Re: [PATCH v2] iomap: skip pages past eof in iomap_do_writepage()

Dave Chinner <david@xxxxxxxxxxxxx> · Thu, 9 Jun 2022 10:53:13 +1000

On Tue, Jun 07, 2022 at 05:42:29PM -0700, Chris Mason wrote:
> iomap_do_writepage() sends pages past i_size through
> folio_redirty_for_writepage(), which normally isn't a problem because
> truncate and friends clean them very quickly.
> 
> When the system has cgroups configured, we can end up in situations
> where one cgroup has almost no dirty pages at all, and other cgroups
> consume the entire background dirty limit.  This is especially common in
> our XFS workloads in production because they have cgroups using O_DIRECT
> for almost all of the IO mixed in with cgroups that do more traditional
> buffered IO work.
> 
> We've hit storms where the redirty path hits millions of times in a few
> seconds, on all a single file that's only ~40 pages long.  This leads to
> long tail latencies for file writes because the pdflush workers are
> hogging the CPU from some kworkers bound to the same CPU.
> 
> Reproducing this on 5.18 was tricky because 869ae85dae ("xfs: flush new
> eof page on truncate...") ends up writing/waiting most of these dirty pages
> before truncate gets a chance to wait on them.

That commit went into 5.10, so this would mean it's not easily
reproducable on kernels released since then?

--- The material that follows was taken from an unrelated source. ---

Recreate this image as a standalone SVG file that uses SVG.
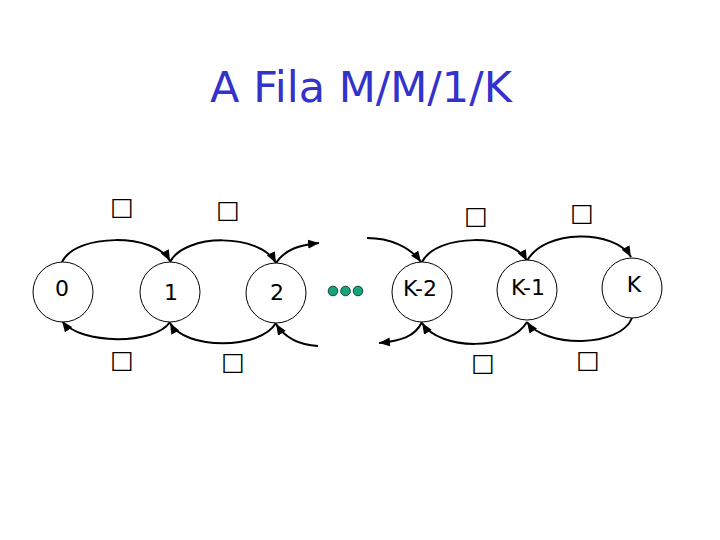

> diff --git a/fs/iomap/buffered-io.c b/fs/iomap/buffered-io.c
> index 8ce8720093b9..64d1476c457d 100644
> --- a/fs/iomap/buffered-io.c
> +++ b/fs/iomap/buffered-io.c
> @@ -1482,10 +1482,10 @@ iomap_do_writepage(struct page *page, struct writeback_control *wbc, void *data)
>  		pgoff_t end_index = isize >> PAGE_SHIFT;
>  
>  		/*
> -		 * Skip the page if it's fully outside i_size, e.g. due to a
> -		 * truncate operation that's in progress. We must redirty the
> -		 * page so that reclaim stops reclaiming it. Otherwise
> -		 * iomap_vm_releasepage() is called on it and gets confused.
> +		 * Skip the page if it's fully outside i_size, e.g.
> +		 * due to a truncate operation that's in progress.  We've
> +		 * cleaned this page and truncate will finish things off for
> +		 * us.
>  		 *
>  		 * Note that the end_index is unsigned long.  If the given
>  		 * offset is greater than 16TB on a 32-bit system then if we
> @@ -1500,7 +1500,7 @@ iomap_do_writepage(struct page *page, struct writeback_control *wbc, void *data)
>  		 */
>  		if (folio->index > end_index ||
>  		    (folio->index == end_index && poff == 0))
> -			goto redirty;
> +			goto unlock;
>  
>  		/*
>  		 * The page straddles i_size.  It must be zeroed out on each
> @@ -1518,6 +1518,7 @@ iomap_do_writepage(struct page *page, struct writeback_control *wbc, void *data)
>  
>  redirty:
>  	folio_redirty_for_writepage(wbc, folio);
> +unlock:
>  	folio_unlock(folio);
>  	return 0;
>  }

Regardless, the change looks fine.

Reviewed-by: Dave Chinner <dchinner@xxxxxxxxxx>

Cheers,

Dave.
-- 
Dave Chinner
david@xxxxxxxxxxxxx